- _TO DO_
Print the lines from the one that contains "Recreate this image as a Python" to the one that contains "nan = np.nan", inclusive, exactly as they appear, and please drop any pictures.

- _MATERIAL SUPPLIED_
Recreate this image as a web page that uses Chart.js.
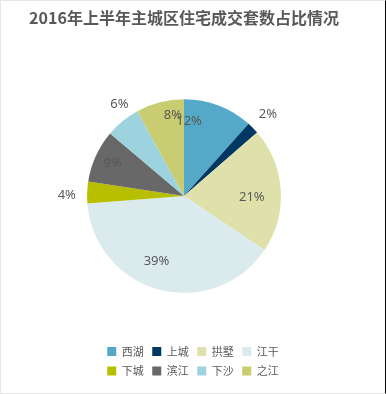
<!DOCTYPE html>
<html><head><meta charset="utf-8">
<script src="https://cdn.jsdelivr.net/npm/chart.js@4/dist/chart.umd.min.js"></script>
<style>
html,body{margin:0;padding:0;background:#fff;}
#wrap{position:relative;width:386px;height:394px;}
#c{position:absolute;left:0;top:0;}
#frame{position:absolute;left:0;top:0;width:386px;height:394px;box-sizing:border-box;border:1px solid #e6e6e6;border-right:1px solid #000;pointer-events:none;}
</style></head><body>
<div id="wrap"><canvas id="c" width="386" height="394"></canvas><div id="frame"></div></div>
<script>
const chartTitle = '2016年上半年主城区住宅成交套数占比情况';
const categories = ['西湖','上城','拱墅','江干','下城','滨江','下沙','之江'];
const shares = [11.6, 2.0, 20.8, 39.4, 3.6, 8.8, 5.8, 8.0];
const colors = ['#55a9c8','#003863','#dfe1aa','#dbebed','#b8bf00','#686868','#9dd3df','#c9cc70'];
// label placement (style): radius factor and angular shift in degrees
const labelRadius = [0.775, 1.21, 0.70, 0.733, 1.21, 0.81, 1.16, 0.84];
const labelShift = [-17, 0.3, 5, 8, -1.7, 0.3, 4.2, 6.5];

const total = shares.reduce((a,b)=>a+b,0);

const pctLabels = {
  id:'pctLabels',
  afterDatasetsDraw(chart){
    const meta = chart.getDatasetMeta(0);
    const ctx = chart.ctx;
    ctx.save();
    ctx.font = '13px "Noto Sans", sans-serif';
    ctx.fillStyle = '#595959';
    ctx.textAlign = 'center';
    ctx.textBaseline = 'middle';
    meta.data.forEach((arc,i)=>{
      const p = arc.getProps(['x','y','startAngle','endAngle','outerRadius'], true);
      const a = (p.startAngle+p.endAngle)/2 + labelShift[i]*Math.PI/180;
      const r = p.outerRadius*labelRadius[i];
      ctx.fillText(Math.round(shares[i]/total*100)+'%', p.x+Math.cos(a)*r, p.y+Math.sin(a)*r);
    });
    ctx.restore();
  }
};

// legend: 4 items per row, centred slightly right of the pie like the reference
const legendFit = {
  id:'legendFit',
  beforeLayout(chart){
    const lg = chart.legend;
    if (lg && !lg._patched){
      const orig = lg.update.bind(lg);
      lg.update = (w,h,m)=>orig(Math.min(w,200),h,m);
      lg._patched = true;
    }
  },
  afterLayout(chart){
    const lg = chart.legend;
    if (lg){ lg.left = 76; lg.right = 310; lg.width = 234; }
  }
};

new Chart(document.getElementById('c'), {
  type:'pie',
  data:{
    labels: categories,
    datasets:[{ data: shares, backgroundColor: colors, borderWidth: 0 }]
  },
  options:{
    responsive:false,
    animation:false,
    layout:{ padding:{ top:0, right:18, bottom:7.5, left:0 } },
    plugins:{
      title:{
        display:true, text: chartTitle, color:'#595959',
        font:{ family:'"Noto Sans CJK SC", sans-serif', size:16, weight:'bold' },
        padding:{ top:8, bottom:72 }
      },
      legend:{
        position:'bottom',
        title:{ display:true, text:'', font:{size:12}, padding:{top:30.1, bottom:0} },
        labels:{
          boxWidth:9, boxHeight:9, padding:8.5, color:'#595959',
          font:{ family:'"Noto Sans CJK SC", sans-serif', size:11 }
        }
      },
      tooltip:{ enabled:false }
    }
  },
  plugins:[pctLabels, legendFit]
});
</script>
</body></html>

---

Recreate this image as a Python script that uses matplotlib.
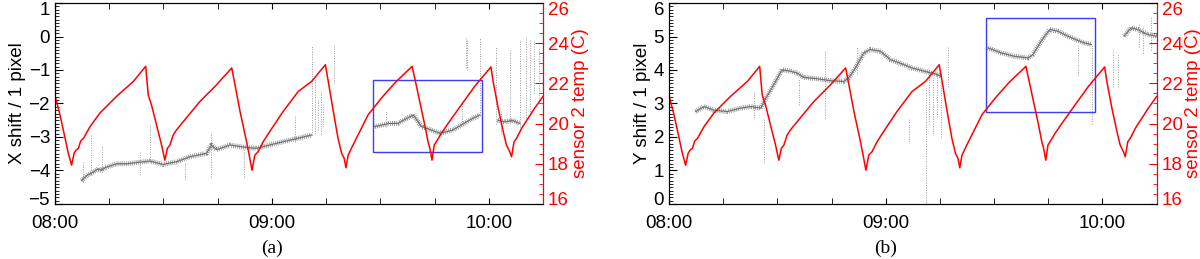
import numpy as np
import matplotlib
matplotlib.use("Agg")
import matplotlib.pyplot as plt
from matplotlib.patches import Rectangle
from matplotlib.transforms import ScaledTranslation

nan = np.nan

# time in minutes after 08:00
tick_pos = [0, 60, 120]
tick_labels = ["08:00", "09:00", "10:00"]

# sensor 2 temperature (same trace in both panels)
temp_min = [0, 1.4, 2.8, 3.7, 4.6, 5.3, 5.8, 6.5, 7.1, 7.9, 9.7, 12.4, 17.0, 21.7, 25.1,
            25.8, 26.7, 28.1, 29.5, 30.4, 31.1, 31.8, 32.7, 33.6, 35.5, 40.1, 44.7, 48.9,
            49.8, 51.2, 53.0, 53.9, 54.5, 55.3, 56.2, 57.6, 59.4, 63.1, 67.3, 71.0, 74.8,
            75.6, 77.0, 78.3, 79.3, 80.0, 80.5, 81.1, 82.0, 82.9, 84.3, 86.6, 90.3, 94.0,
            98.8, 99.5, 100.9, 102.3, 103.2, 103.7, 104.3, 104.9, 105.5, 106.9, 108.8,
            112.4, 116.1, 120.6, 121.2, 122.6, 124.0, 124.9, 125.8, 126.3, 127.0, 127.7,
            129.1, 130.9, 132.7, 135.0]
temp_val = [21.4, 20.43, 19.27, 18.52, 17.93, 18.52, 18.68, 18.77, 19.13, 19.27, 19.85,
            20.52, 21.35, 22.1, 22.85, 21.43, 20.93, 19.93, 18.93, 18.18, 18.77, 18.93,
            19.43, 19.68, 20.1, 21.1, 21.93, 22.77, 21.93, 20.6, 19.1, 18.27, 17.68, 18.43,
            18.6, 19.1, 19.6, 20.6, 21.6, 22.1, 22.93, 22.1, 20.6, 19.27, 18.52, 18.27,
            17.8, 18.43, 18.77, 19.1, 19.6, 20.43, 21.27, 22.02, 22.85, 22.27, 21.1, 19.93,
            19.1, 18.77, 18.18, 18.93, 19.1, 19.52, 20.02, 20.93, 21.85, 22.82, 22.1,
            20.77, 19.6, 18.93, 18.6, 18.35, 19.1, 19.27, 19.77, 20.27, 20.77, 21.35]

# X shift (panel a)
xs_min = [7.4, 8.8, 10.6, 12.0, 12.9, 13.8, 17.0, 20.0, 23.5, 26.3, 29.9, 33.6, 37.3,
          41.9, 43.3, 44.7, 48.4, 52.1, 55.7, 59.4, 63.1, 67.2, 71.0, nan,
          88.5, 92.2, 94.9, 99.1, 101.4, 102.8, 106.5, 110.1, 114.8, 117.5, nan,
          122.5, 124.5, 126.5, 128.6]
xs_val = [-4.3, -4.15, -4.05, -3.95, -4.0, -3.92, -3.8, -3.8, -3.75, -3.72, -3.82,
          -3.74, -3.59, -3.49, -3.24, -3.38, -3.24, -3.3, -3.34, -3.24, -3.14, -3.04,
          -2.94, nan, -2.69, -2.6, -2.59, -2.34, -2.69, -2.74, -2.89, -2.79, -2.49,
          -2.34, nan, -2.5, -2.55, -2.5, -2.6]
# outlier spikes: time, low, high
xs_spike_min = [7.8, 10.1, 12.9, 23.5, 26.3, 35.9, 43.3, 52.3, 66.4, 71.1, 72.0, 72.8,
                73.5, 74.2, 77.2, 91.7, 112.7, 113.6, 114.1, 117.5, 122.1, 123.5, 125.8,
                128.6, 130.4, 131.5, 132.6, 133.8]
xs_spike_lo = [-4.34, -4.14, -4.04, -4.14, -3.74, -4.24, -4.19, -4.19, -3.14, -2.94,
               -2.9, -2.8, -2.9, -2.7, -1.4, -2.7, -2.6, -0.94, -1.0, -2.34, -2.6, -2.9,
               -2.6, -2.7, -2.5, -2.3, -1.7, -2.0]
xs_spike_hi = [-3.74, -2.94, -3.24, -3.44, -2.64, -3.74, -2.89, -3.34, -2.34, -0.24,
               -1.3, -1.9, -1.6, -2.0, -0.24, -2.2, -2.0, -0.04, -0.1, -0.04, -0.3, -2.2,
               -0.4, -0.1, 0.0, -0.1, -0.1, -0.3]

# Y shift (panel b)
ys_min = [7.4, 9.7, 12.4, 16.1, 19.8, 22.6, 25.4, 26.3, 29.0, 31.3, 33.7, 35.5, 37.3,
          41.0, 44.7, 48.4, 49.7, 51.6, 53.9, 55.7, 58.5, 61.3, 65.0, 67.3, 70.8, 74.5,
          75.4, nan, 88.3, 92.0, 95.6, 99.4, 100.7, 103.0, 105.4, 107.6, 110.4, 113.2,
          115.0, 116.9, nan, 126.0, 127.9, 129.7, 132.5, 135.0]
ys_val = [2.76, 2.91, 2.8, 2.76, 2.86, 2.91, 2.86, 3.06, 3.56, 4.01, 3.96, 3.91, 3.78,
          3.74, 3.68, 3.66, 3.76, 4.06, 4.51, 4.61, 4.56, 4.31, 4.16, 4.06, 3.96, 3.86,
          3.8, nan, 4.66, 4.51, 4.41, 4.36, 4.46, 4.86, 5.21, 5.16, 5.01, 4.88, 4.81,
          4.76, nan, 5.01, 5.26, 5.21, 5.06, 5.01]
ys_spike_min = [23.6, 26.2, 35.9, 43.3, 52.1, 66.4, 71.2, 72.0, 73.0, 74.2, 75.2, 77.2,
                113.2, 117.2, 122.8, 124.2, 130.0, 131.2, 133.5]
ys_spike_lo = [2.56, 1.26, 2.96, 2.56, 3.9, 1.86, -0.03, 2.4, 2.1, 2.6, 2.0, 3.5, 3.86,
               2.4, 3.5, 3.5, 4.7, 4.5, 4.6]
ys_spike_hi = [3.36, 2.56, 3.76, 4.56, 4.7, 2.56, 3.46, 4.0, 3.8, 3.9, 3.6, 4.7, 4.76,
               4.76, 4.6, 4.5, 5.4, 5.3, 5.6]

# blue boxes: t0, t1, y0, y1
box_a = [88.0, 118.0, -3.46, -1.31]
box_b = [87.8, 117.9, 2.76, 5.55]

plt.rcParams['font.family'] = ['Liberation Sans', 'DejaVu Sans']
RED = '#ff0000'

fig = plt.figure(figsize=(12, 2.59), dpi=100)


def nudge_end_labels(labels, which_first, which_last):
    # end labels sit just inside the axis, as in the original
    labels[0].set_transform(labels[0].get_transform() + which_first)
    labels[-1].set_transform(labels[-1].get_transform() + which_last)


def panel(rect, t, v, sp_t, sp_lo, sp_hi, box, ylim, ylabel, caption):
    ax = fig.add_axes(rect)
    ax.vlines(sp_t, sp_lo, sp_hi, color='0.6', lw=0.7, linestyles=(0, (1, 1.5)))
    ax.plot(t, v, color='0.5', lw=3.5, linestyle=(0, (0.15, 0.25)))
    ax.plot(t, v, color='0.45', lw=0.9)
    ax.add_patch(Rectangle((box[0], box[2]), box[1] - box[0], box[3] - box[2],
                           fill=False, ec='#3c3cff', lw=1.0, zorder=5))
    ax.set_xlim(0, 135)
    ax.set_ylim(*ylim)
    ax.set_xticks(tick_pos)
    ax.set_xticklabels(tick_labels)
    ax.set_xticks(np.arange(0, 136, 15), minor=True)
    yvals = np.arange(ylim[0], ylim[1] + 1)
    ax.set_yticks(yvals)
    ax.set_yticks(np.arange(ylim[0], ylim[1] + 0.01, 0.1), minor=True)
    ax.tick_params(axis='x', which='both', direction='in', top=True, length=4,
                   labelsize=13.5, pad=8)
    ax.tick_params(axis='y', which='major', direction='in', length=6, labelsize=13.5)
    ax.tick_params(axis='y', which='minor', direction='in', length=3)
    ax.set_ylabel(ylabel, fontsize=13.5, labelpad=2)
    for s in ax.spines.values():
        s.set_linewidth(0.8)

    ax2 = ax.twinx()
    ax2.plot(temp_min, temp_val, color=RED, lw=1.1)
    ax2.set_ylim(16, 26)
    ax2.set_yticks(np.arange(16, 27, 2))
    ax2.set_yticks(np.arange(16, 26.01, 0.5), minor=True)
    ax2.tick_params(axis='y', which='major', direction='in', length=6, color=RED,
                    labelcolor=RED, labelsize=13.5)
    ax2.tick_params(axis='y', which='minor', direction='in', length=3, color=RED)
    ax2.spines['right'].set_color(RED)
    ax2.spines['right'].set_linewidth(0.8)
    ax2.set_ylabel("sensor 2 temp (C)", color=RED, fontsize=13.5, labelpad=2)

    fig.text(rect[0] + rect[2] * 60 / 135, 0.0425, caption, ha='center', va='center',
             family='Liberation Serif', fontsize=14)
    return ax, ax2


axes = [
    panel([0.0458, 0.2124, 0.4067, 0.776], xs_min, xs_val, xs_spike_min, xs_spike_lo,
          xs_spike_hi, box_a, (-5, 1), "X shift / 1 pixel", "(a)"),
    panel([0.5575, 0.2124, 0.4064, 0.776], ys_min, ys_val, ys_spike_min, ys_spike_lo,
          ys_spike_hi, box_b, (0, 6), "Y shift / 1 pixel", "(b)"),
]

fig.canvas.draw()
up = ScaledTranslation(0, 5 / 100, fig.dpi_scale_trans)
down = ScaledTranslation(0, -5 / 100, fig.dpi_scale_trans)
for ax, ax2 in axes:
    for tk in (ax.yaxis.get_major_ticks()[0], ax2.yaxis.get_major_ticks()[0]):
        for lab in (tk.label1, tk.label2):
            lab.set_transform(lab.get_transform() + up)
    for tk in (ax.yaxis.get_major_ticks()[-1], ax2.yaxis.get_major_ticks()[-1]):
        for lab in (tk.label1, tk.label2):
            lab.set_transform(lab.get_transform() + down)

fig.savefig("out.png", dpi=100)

- _OUTPUT_
Recreate this image as a Python script that uses matplotlib.
import numpy as np
import matplotlib
matplotlib.use("Agg")
import matplotlib.pyplot as plt
from matplotlib.patches import Rectangle
from matplotlib.transforms import ScaledTranslation

nan = np.nan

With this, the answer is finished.